Este acuerdo, lejos de ser un fin en sí mismo, funciona como un acelerador. Nos obliga a sincerar el debate que Argentina ha evitado durante años: o reformamos el sistema laboral y el sistema fiscal, o la apertura nos pasará por encima. Porque esta vez no estamos hablando de rubros en los que no tenemos presencia —lo cual ya sería complejo— sino de sectores donde producimos lo mismo que ellos. En carnes, en el automotor, en derivados agrícolas, en insumos industriales, incluso en segmentos farmacéuticos, la competencia será directa. Y si la estructura regulatoria no se adapta, la integración comercial se vuelve apenas una ilusión de manual universitario.

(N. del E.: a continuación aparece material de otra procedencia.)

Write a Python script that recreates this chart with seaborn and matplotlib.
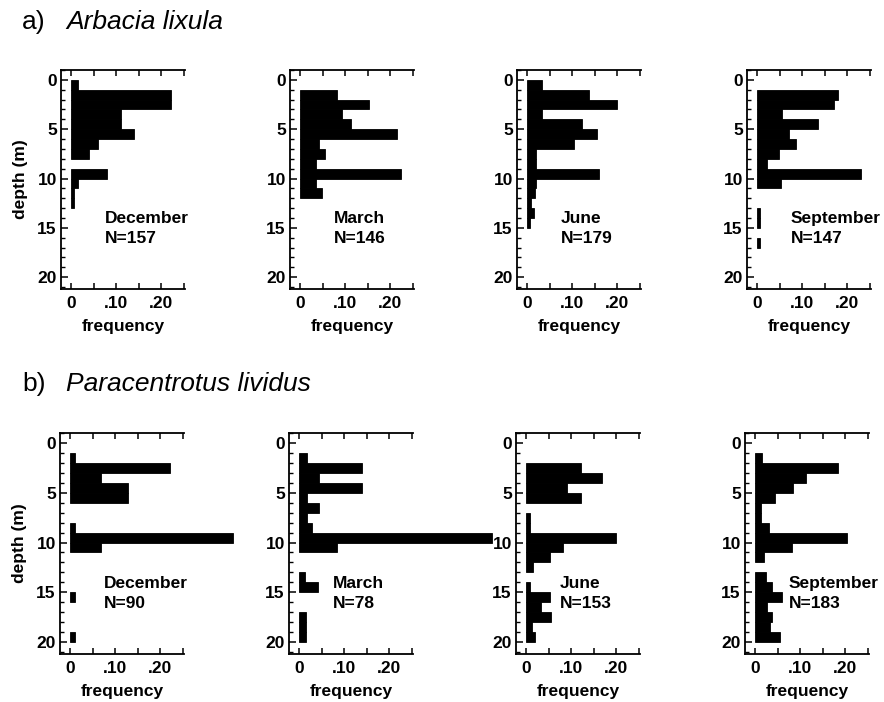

El problema, por lo tanto, no es la apertura. La apertura es necesaria, saludable y largamente postergada. El problema es abrir sin antes remover los pesos muertos que traban la competitividad. Esta es la parte que suele incomodar: el mundo no se adapta a nuestras normas; somos nosotros quienes debemos adaptarnos a las reglas del mundo. Las empresas norteamericanas no van a pedir compensaciones porque acá existan 166 impuestos absurdos. Simplemente producirán más barato y mejor. Punto.

Y entonces llegamos al desenlace lógico: este acuerdo será productivo para Argentina solo si entendemos que es, básicamente, un ultimátum. Un recordatorio de que no podemos seguir funcionando como una economía artesanal en un mercado global que opera a escala industrial. Si igualamos el marco fiscal y laboral, podremos aprovechar nuestras ventajas comparativas y también beneficiarnos de las ajenas. Si no, firmaremos un documento elegante cuyo efecto real será mínimo.

Por eso, más que un tratado comercial, lo que Estados Unidos nos está ofreciendo sin decirlo explícitamente es un reloj en cuenta regresiva. Las reformas no pueden demorarse más. La apertura ya es un hecho. El desafío ahora es lograr que no sea una puerta que se abre para que otros entren, sino una ventana por la que también podamos salir.